Being one of the popular kids in middle school or early high school is usually treated as an unambiguous social win, the thing every teenager is implicitly angling for. A pair of long-term developmental studies, tracking real kids for years rather than asking adults to recall their own adolescence, complicates that picture in a specific and useful way.
The most direct evidence comes from a 2014 study by Joseph Allen, Meghan Schad, Barbara Oudekerk, and Joanna Chango, published in Child Development. The researchers followed 184 adolescents from age 13 to 23, using multiple reporters, the teens themselves, their parents, and their peers, rather than relying on self-report alone. At 13, they identified a specific cluster of behavior the researchers called pseudomature: things like early romantic involvement, minor delinquency, and a preoccupation with looking cool to peers. In early adolescence, this cluster reliably predicted being seen as popular by classmates. But tracked forward a decade, the same behavior predicted something very different: by age 23, these once-popular teens showed significantly higher rates of alcohol and drug problems, more serious criminal behavior, and greater difficulty forming and sustaining close friendships and romantic relationships, compared with peers who hadn’t pursued popularity the same way at 13.
A second study helps explain what might be driving that reversal. In a 2004 study by Antonius Cillessen and Lara Mayeux, also published in Child Development, the researchers tracked 905 children from ages 10 to 14 and drew a distinction that turns out to matter a great deal: sociometric popularity, meaning how many peers genuinely like a given kid, is not the same thing as perceived popularity, meaning how high-status or prominent a kid is seen as being. Early on, aggressive behavior was linked to lower social preference, aggressive kids were less liked. But as the children got older, that relationship shifted. Relational aggression, things like gossip, exclusion, and social manipulation, increasingly predicted high perceived popularity, even as it stopped predicting, or actively predicted the opposite of, being genuinely liked. In other words, the specific route many kids used to become seen as popular increasingly ran through behavior that made them less well-liked, not more.

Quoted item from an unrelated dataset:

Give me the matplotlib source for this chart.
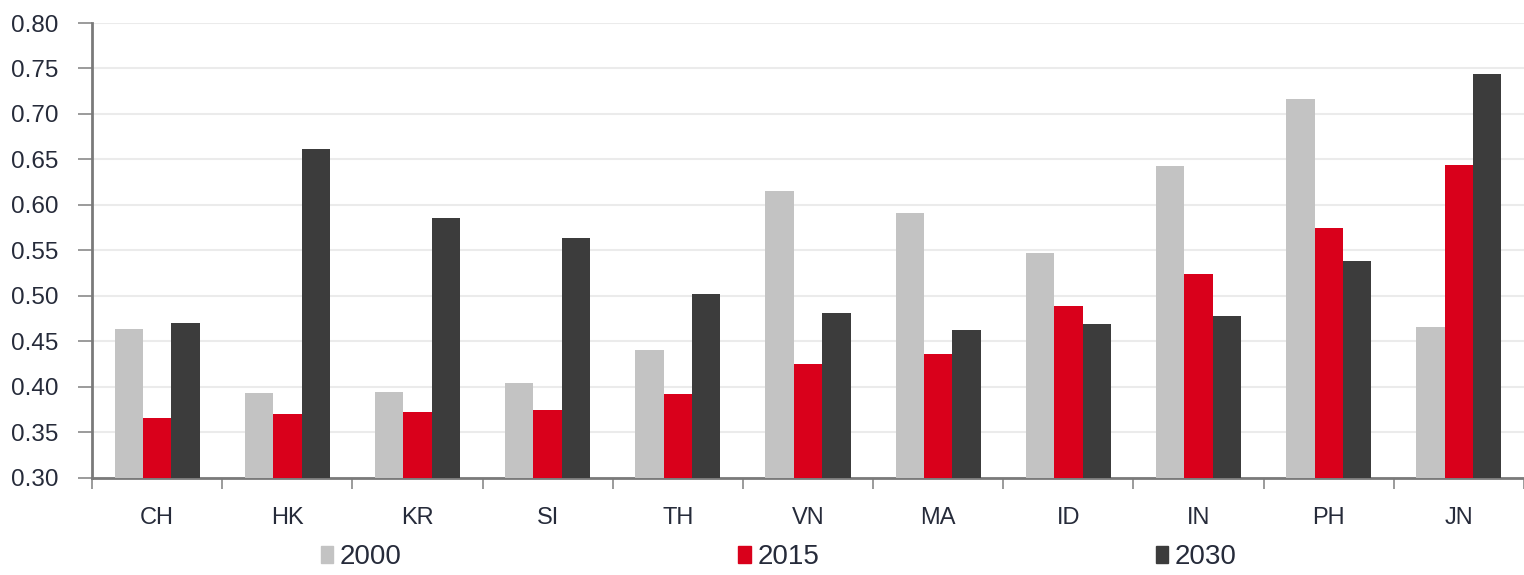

Put together, these two studies point at the same underlying mechanism from different angles. Cillessen and Mayeux’s data suggests that as kids move through early adolescence, the path to being perceived as popular increasingly runs through aggression and status-seeking rather than through being genuinely likable. Allen and colleagues’ data suggests that walking that path, prioritizing status and looking cool over the slower work of building genuine connection, has a real cost that doesn’t show up right away. It shows up roughly a decade later, in exactly the areas, close relationships, substance use, staying out of trouble, that the popularity was never actually protecting in the first place.
It’s worth being honest about what these studies don’t establish. Allen and colleagues’ study is observational, not experimental, so it can’t fully rule out the possibility that some third factor, family environment or an underlying personality trait, drives both the early popularity-seeking and the later difficulties, rather than one directly causing the other. The sample was also relatively small, 184 adolescents from a single region of the United States, which limits how confidently the findings generalize to teenagers elsewhere or in different cultural contexts. Cillessen and Mayeux’s study focused specifically on relational aggression as the mechanism linking popularity and social status, and it’s worth noting that not every popular kid gets there through aggression, the studies describe a statistical pattern across large groups, not a rule that applies to every individual case.
Within those honest limits, what the research suggests is a useful, non-obvious distinction for anyone raising or working with adolescents: being seen as popular and being genuinely, durably connected to other people are not the same achievement, and in early adolescence they can actually pull in opposite directions. The kids working hardest to look cool aren’t necessarily the ones building the skills that make relationships, and staying out of trouble, easier ten years down the road.